[Exercise prompt]:
In the material below, find how many lines contain the string "this". Write only that number.

[Record extracts]:
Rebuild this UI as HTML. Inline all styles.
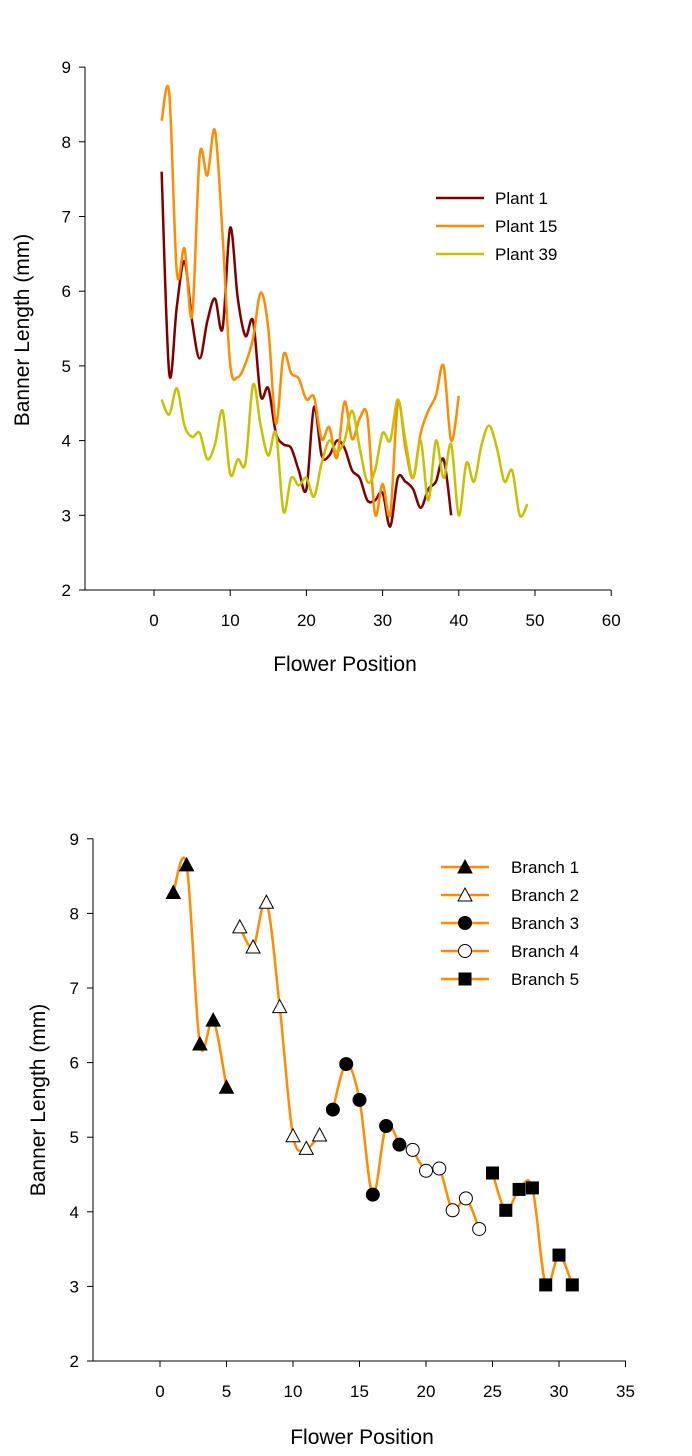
<!DOCTYPE html>
<html><head><meta charset="utf-8"><style>
body{margin:0;background:#fff}
svg{display:block;font-family:"Liberation Sans",Arial,sans-serif}
</style></head><body>
<svg id="svg" width="692" height="1456" viewBox="0 0 692 1456"></svg>
<script>
const plant1Values=[7.6,4.9,5.8,6.4,5.6,5.1,5.6,5.9,5.5,6.85,5.9,5.4,5.6,4.6,4.7,4.1,3.95,3.9,3.6,3.35,4.45,3.8,3.8,4.0,3.9,3.6,3.5,3.2,3.2,3.3,2.85,3.5,3.45,3.35,3.1,3.35,3.45,3.75,3.0];
const plant15Values=[8.28,8.65,6.25,6.57,5.67,7.82,7.55,8.15,6.75,5.02,4.85,5.03,5.37,5.98,5.5,4.23,5.15,4.9,4.83,4.55,4.58,4.02,4.18,3.77,4.52,4.02,4.3,4.32,3.02,3.42,3.02,4.5,3.9,3.5,4.1,4.4,4.6,5.0,4.0,4.6];
const plant39Values=[4.55,4.35,4.7,4.2,4.05,4.1,3.75,3.95,4.4,3.55,3.75,3.7,4.75,4.2,3.8,4.1,3.05,3.5,3.4,3.5,3.25,3.7,4.0,3.85,4.0,4.4,3.9,3.45,3.6,4.1,4.0,4.55,4.0,3.5,4.0,3.2,4.0,3.5,3.95,3.0,3.7,3.45,3.95,4.2,3.9,3.45,3.6,3.0,3.15];
const branchNames=["Branch 1","Branch 2","Branch 3","Branch 4","Branch 5"];
const branchStarts=[1,6,13,19,25];
const branchValues=[[8.28,8.65,6.25,6.57,5.67],[7.82,7.55,8.15,6.75,5.02,4.85,5.03],[5.37,5.98,5.5,4.23,5.15,4.9],[4.83,4.55,4.58,4.02,4.18,3.77],[4.52,4.02,4.3,4.32,3.02,3.42,3.02]];
const yTicks=[2,3,4,5,6,7,8,9];
const xTicksTop=[0,10,20,30,40,50,60];
const xTicksBot=[0,5,10,15,20,25,30,35];

const NS="http://www.w3.org/2000/svg";
const svg=document.getElementById('svg');
function mk(tag,attrs,parent){const e=document.createElementNS(NS,tag);for(const k in attrs)e.setAttribute(k,attrs[k]);(parent||svg).appendChild(e);return e;}
function spline(pts){let d=`M${pts[0][0]},${pts[0][1]}`;for(let i=0;i<pts.length-1;i++){const p0=pts[Math.max(0,i-1)],p1=pts[i],p2=pts[i+1],p3=pts[Math.min(pts.length-1,i+2)];const c1=[p1[0]+(p2[0]-p0[0])/6,p1[1]+(p2[1]-p0[1])/6],c2=[p2[0]-(p3[0]-p1[0])/6,p2[1]-(p3[1]-p1[1])/6];d+=` C${c1[0]},${c1[1]} ${c2[0]},${c2[1]} ${p2[0]},${p2[1]}`;}return d;}

function axes(cfg){
  const g=mk('g',{});
  
  
  mk('line',{x1:cfg.left,y1:cfg.y(9),x2:cfg.left,y2:cfg.y(2),stroke:'#000','stroke-width':1},g);
  mk('line',{x1:cfg.left,y1:cfg.y(2),x2:cfg.right,y2:cfg.y(2),stroke:'#000','stroke-width':1},g);
  yTicks.forEach(v=>{const y=cfg.y(v);mk('line',{x1:cfg.left-6,y1:y,x2:cfg.left,y2:y,stroke:'#000'},g);
    const t=mk('text',{x:cfg.left-14,y:y+6,'text-anchor':'end','font-size':17},g);t.textContent=v;
    
    });
  cfg.xt.forEach(v=>{const x=cfg.x(v);mk('line',{x1:x,y1:cfg.y(2),x2:x,y2:cfg.y(2)+6,stroke:'#000'},g);
    const t=mk('text',{x:x,y:cfg.y(2)+36,'text-anchor':'middle','font-size':17},g);t.textContent=v;
    
    });
  const xt=mk('text',{x:cfg.xtx,y:cfg.xty,'text-anchor':'middle','font-size':21},g);xt.textContent='Flower Position';
  
  
  const yt=mk('text',{x:0,y:0,'text-anchor':'middle','font-size':21,transform:`translate(${cfg.ytx},${cfg.yty}) rotate(-90)`},g);yt.textContent='Banner Length (mm)';
  
  
}

// Top chart
const tx=v=>154+v*7.62, ty=v=>590-(v-2)*74.7;
axes({name:'top',left:85,right:611,x:tx,y:ty,xt:xTicksTop,xtx:345,xty:671,ytx:29,yty:330});
const series=[[plant1Values,'#800000','Plant 1'],[plant15Values,'#ff8c00','Plant 15'],[plant39Values,'#c8c000','Plant 39']];
series.forEach((s,i)=>{
  const p=mk('path',{d:spline(s[0].map((v,j)=>[tx(j+1),ty(v)])),fill:'none',stroke:s[1],'stroke-width':2.5});
  
  
  const ly=198+i*28;
  const ll=mk('line',{x1:436,y1:ly,x2:484,y2:ly,stroke:s[1],'stroke-width':2.5});
  
  
  const lt=mk('text',{x:495,y:ly+6,'font-size':17});lt.textContent=s[2];
  
  
});

// Bottom chart
const bx=v=>160+v*13.3, by=v=>1361-(v-2)*74.6;
axes({name:'bottom',left:93,right:626,x:bx,y:by,xt:xTicksBot,xtx:362,xty:1444,ytx:45,yty:1100});
function marker(k,x,y,name){
  let e;
  if(k===0||k===1){e=mk('polygon',{points:`${x},${y-7} ${x+7},${y+6} ${x-7},${y+6}`,fill:k===0?'#000':'#fff',stroke:'#000','stroke-width':1});}
  else if(k===2||k===3){e=mk('circle',{cx:x,cy:y,r:6.5,fill:k===2?'#000':'#fff',stroke:'#000','stroke-width':1});}
  else {e=mk('rect',{x:x-6.5,y:y-6.5,width:13,height:13,fill:'#000'});}
  
  
}
branchValues.forEach((vals,k)=>{
  const pts=vals.map((v,j)=>[bx(branchStarts[k]+j),by(v)]);
  const p=mk('path',{d:spline(pts),fill:'none',stroke:'#ff8c00','stroke-width':2.5});
  
  
});
branchValues.forEach((vals,k)=>{
  vals.forEach((v,j)=>marker(k,bx(branchStarts[k]+j),by(v),'branch-'+(k+1)+'-point'));
  const ly=867+k*28;
  const ll=mk('line',{x1:441,y1:ly,x2:489,y2:ly,stroke:'#ff8c00','stroke-width':2.5});
  
  
  marker(k,465,ly,'legend-marker');
  const lt=mk('text',{x:511,y:ly+6,'font-size':17});lt.textContent=branchNames[k];
  
  
});
</script>
</body></html>
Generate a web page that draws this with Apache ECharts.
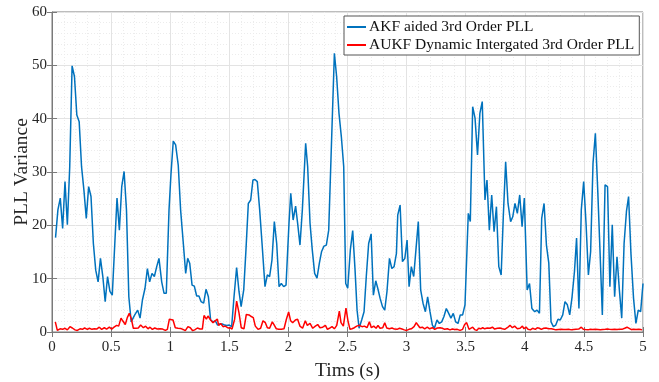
<!DOCTYPE html>
<html>
<head>
<meta charset="utf-8">
<script src="https://cdn.jsdelivr.net/npm/echarts@6/dist/echarts.min.js"></script>
<style>html,body{margin:0;padding:0;background:#fff;}#c{width:659px;height:382px;}</style>
</head>
<body>
<div id="c"></div>
<script>
const seriesNames = ['AKF aided 3rd Order PLL', 'AUKF Dynamic Intergated 3rd Order PLL'];
const xTicks = [0, 0.5, 1, 1.5, 2, 2.5, 3, 3.5, 4, 4.5, 5];
const yTicks = [0, 10, 20, 30, 40, 50, 60];

const akfT = [0.03,0.05,0.07,0.09,0.11,0.13,0.15,0.17,0.19,0.21,0.23,0.25,0.27,0.29,0.31,0.33,0.35,0.37,0.39,0.41,0.43,0.45,0.47,0.49,0.51,0.55,0.57,0.59,0.61,0.63,0.65,0.67,0.70,0.725,0.745,0.765,0.787,0.807,0.826,0.846,0.866,0.886,0.905,0.928,0.948,0.967,0.99,1.007,1.026,1.046,1.068,1.088,1.111,1.131,1.148,1.165,1.185,1.204,1.224,1.243,1.261,1.283,1.303,1.323,1.342,1.362,1.382,1.401,1.42,1.441,1.46,1.48,1.50,1.52,1.54,1.562,1.582,1.60,1.622,1.641,1.661,1.681,1.70,1.717,1.737,1.757,1.777,1.802,1.822,1.841,1.861,1.881,1.901,1.921,1.94,1.96,1.98,2.005,2.02,2.04,2.061,2.078,2.098,2.118,2.146,2.163,2.183,2.202,2.222,2.242,2.262,2.281,2.301,2.321,2.341,2.36,2.389,2.408,2.428,2.448,2.468,2.485,2.502,2.524,2.544,2.564,2.581,2.598,2.62,2.64,2.659,2.679,2.70,2.719,2.739,2.756,2.776,2.796,2.815,2.834,2.855,2.875,2.894,2.914,2.925,2.945,2.965,2.985,3.004,3.021,3.04,3.06,3.079,3.099,3.119,3.139,3.159,3.178,3.198,3.218,3.235,3.257,3.277,3.297,3.316,3.336,3.356,3.375,3.395,3.415,3.435,3.454,3.474,3.494,3.522,3.539,3.559,3.579,3.60,3.62,3.64,3.663,3.68,3.70,3.72,3.74,3.76,3.78,3.80,3.818,3.838,3.858,3.88,3.898,3.917,3.937,3.957,3.977,3.996,4.02,4.04,4.06,4.084,4.104,4.124,4.143,4.163,4.183,4.203,4.222,4.242,4.262,4.281,4.30,4.321,4.34,4.36,4.38,4.40,4.42,4.438,4.458,4.478,4.498,4.518,4.538,4.557,4.577,4.597,4.617,4.636,4.656,4.679,4.70,4.72,4.74,4.76,4.78,4.80,4.82,4.84,4.86,4.878,4.898,4.92,4.94,4.96,4.98,5.0];
const akfV = [17.7,22.9,25.1,19.4,28.2,20.1,31.0,49.9,47.9,40.7,39.4,31.0,26.6,21.3,27.25,25.4,16.6,11.6,9.4,13.8,10.4,5.7,10.4,7.6,6.9,25.1,19.1,27.25,30.1,22.9,6.6,1.9,3.2,4.1,2.6,6.0,8.2,11.9,9.4,11.0,10.4,12.25,13.8,9.4,7.25,7.25,22.9,29.75,35.8,35.1,31.3,22.9,16.6,11.0,13.8,12.9,8.8,8.6,6.75,6.75,5.7,5.4,8.0,6.6,2.25,1.9,2.1,1.3,1.5,1.5,1.3,1.2,1.3,1.0,6.6,12.1,7.6,4.75,7.9,15.4,24.1,24.75,28.5,28.6,28.2,22.9,16.6,8.5,10.7,10.4,13.5,20.7,16.6,8.5,9.1,8.5,8.8,20.4,26.0,21.0,23.6,20.4,16.3,22.9,35.4,31.0,20.4,15.4,11.0,10.1,12.9,15.1,16.1,16.3,19.1,32.25,52.25,47.9,41.0,36.6,31.0,9.1,8.2,15.4,19.0,11.6,4.1,0.7,2.25,3.8,10.4,16.6,18.4,6.9,9.6,8.2,6.3,4.75,4.1,7.6,13.8,11.9,12.25,14.75,21.9,23.8,13.2,13.8,17.25,8.5,12.25,10.4,15.4,20.7,7.9,5.4,3.8,6.6,3.8,1.3,0.7,2.25,1.6,1.9,2.9,4.4,3.5,2.6,3.5,1.9,1.6,3.2,3.2,5.1,22.25,20.7,42.25,40.1,33.2,41.0,43.2,24.75,28.5,19.1,25.7,18.8,23.5,12.25,10.7,21.6,31.9,24.1,20.7,21.6,24.1,22.25,25.7,19.75,25.1,7.9,9.1,4.4,3.8,4.1,3.5,21.3,24.1,16.3,12.9,1.9,1.0,1.3,2.4,2.25,3.2,5.7,5.1,3.2,6.6,11.3,17.6,4.4,22.9,28.2,20.4,10.7,15.1,31.6,37.25,26.6,15.4,3.2,27.6,27.25,8.5,20.1,6.6,14.1,7.9,2.6,16.6,22.6,25.4,14.75,6.3,1.6,4.1,3.8,9.1];

const aukfT = [0.028,0.045,0.068,0.09,0.11,0.13,0.152,0.172,0.195,0.214,0.237,0.257,0.276,0.299,0.316,0.338,0.358,0.378,0.40,0.42,0.443,0.462,0.485,0.505,0.525,0.547,0.564,0.584,0.598,0.62,0.637,0.654,0.671,0.688,0.711,0.73,0.75,0.773,0.792,0.812,0.829,0.849,0.869,0.891,0.914,0.936,0.959,0.976,0.993,1.008,1.024,1.043,1.066,1.089,1.108,1.128,1.15,1.17,1.19,1.207,1.23,1.252,1.272,1.286,1.306,1.32,1.342,1.362,1.376,1.399,1.41,1.427,1.447,1.466,1.489,1.506,1.523,1.545,1.562,1.582,1.601,1.624,1.644,1.667,1.686,1.703,1.72,1.743,1.765,1.785,1.805,1.822,1.841,1.864,1.878,1.898,1.918,1.94,1.963,1.983,2.002,2.019,2.036,2.059,2.078,2.098,2.12,2.143,2.16,2.183,2.206,2.228,2.248,2.267,2.29,2.313,2.33,2.347,2.369,2.389,2.409,2.431,2.445,2.465,2.487,2.504,2.521,2.538,2.558,2.578,2.60,2.623,2.643,2.665,2.685,2.702,2.722,2.742,2.758,2.775,2.798,2.815,2.832,2.854,2.877,2.897,2.919,2.94,2.961,2.981,3.0,3.02,3.04,3.063,3.082,3.097,3.113,3.133,3.153,3.175,3.195,3.218,3.238,3.26,3.283,3.302,3.322,3.345,3.367,3.387,3.407,3.429,3.452,3.474,3.491,3.508,3.528,3.542,3.559,3.576,3.593,3.61,3.627,3.644,3.661,3.683,3.706,3.726,3.745,3.768,3.79,3.81,3.83,3.852,3.875,3.895,3.914,3.937,3.96,3.98,3.993,4.01,4.027,4.047,4.066,4.089,4.106,4.123,4.14,4.16,4.179,4.202,4.225,4.244,4.264,4.286,4.309,4.329,4.349,4.371,4.394,4.413,4.433,4.456,4.478,4.495,4.512,4.535,4.554,4.574,4.596,4.619,4.639,4.659,4.681,4.698,4.715,4.738,4.76,4.78,4.80,4.822,4.845,4.865,4.879,4.902,4.921,4.941,4.964,4.981,4.992];
const aukfV = [1.9,0.3,0.6,0.5,0.7,0.4,1.0,0.75,0.4,0.3,0.6,0.5,0.75,0.5,0.7,0.5,0.6,0.55,0.9,0.5,0.8,0.55,0.9,0.55,0.9,1.25,1.1,2.6,2.1,1.4,2.7,3.5,2.5,0.7,0.7,0.75,1.3,0.8,1.1,0.6,0.9,0.5,0.75,0.55,0.6,0.55,0.3,0.5,2.4,2.5,2.25,0.8,0.7,0.65,0.5,0.25,1.0,0.8,0.25,0.4,0.75,0.55,0.55,3.1,2.4,3.0,2.25,1.75,2.0,2.4,1.25,1.6,1.0,1.1,0.75,0.8,0.55,2.4,5.8,3.6,0.8,0.6,3.3,3.2,2.9,2.7,1.1,0.5,0.7,2.1,1.75,0.8,0.7,1.9,1.4,0.6,0.5,0.5,0.6,2.4,3.75,2.1,1.75,2.25,2.4,1.1,0.7,2.1,1.25,1.6,0.7,1.1,1.4,0.8,0.9,1.25,0.5,0.7,1.0,0.6,1.25,3.9,1.75,1.1,4.5,2.1,0.5,0.6,0.8,1.1,1.25,1.0,1.1,0.8,1.9,0.8,1.1,0.7,1.25,0.7,0.8,1.75,0.75,0.6,0.75,0.55,0.5,0.7,0.55,0.4,0.3,0.5,0.6,1.0,1.75,1.25,0.8,0.9,0.6,0.9,0.6,0.8,0.5,0.75,0.8,0.7,0.5,0.6,0.4,0.55,0.45,0.5,0.3,0.5,1.4,1.75,0.5,0.8,0.9,0.45,0.3,0.7,0.6,0.8,0.6,0.75,0.7,0.9,0.55,0.7,0.75,0.6,0.5,0.8,1.25,0.8,1.1,0.6,0.7,1.1,0.6,0.95,0.5,0.4,0.7,0.5,0.8,0.7,0.5,0.7,0.75,0.6,0.6,0.5,0.4,0.45,0.5,0.45,0.45,0.5,0.4,0.45,0.5,0.55,0.9,0.5,0.45,0.4,0.5,0.45,0.5,0.45,0.4,0.45,0.5,0.55,0.5,0.45,0.5,0.45,0.5,0.5,0.7,0.9,0.55,0.45,0.5,0.45,0.5,0.45,0.4];

const akfData = akfT.map((t, i) => [t, akfV[i]]);
const aukfData = aukfT.map((t, i) => [t, aukfV[i]]);

const FONT = 'Liberation Serif';
const chart = echarts.init(document.getElementById('c'), null, {renderer: 'canvas'});
const axisCommon = {
  axisLine: {show: true, onZero: false, lineStyle: {color: '#7a7a7a', width: 1}},
  axisTick: {show: true, inside: true, length: 5, lineStyle: {color: '#7a7a7a'}},
  splitLine: {show: true, lineStyle: {color: '#e3e3e3', width: 1}},
  minorTick: {show: false, splitNumber: 5},
  minorSplitLine: {show: true, lineStyle: {color: '#ececec', type: [1, 2], width: 1}},
  axisLabel: {color: '#262626', fontFamily: FONT, fontSize: 15}
};
chart.setOption({
  animation: false,
  backgroundColor: '#ffffff',
  grid: {left: 52, right: 16, top: 12, bottom: 50, containLabel: false, outerBoundsMode: 'none',
         show: true, borderColor: '#7a7a7a', borderWidth: 1, backgroundColor: 'transparent'},
  legend: {
    orient: 'vertical', left: 344, top: 16,
    backgroundColor: '#ffffff', borderColor: '#555', borderWidth: 1,
    padding: [3, 5, 2, 3], itemGap: 2,
    itemWidth: 19, itemHeight: 2, icon: 'rect',
    textStyle: {fontFamily: FONT, fontSize: 15.5, color: '#111', lineHeight: 16, padding: [0, 0, 0, -2]},
    data: seriesNames
  },
  xAxis: [Object.assign({}, axisCommon, {
    type: 'value', min: 0, max: 5, interval: 0.5,
    name: 'Tims (s)', nameLocation: 'middle', nameGap: 29,
    nameTextStyle: {fontFamily: FONT, fontSize: 19.5, color: '#262626'},
    axisLabel: Object.assign({}, axisCommon.axisLabel, {margin: 8, formatter: v => xTicks.includes(v) ? String(v) : ''})
  }), {
    type: 'value', position: 'top', min: 0, max: 5, interval: 0.5,
    axisLine: {show: false}, axisLabel: {show: false}, splitLine: {show: false},
    axisTick: {show: true, inside: true, length: 5, lineStyle: {color: '#7a7a7a'}}
  }],
  yAxis: [Object.assign({}, axisCommon, {
    type: 'value', min: 0, max: 60, interval: 10,
    name: 'PLL Variance', nameLocation: 'middle', nameGap: 20, nameMoveOverlap: false,
    nameTextStyle: {fontFamily: FONT, fontSize: 19.5, color: '#262626'},
    axisLabel: Object.assign({}, axisCommon.axisLabel, {margin: 5, formatter: v => yTicks.includes(v) ? String(v) : ''})
  }), {
    type: 'value', position: 'right', min: 0, max: 60, interval: 10,
    axisLine: {show: false}, axisLabel: {show: false}, splitLine: {show: false},
    axisTick: {show: true, inside: true, length: 5, lineStyle: {color: '#7a7a7a'}}
  }],
  series: [
    {name: seriesNames[0], type: 'line', data: akfData, showSymbol: false, symbol: 'none',
     lineStyle: {color: '#0072BD', width: 1.5}, itemStyle: {color: '#0072BD'}, z: 3},
    {name: seriesNames[1], type: 'line', data: aukfData, showSymbol: false, symbol: 'none',
     lineStyle: {color: '#FF0000', width: 1.5}, itemStyle: {color: '#FF0000'}, z: 4}
  ]
});
</script>
</body>
</html>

[Response to the exercise]:
2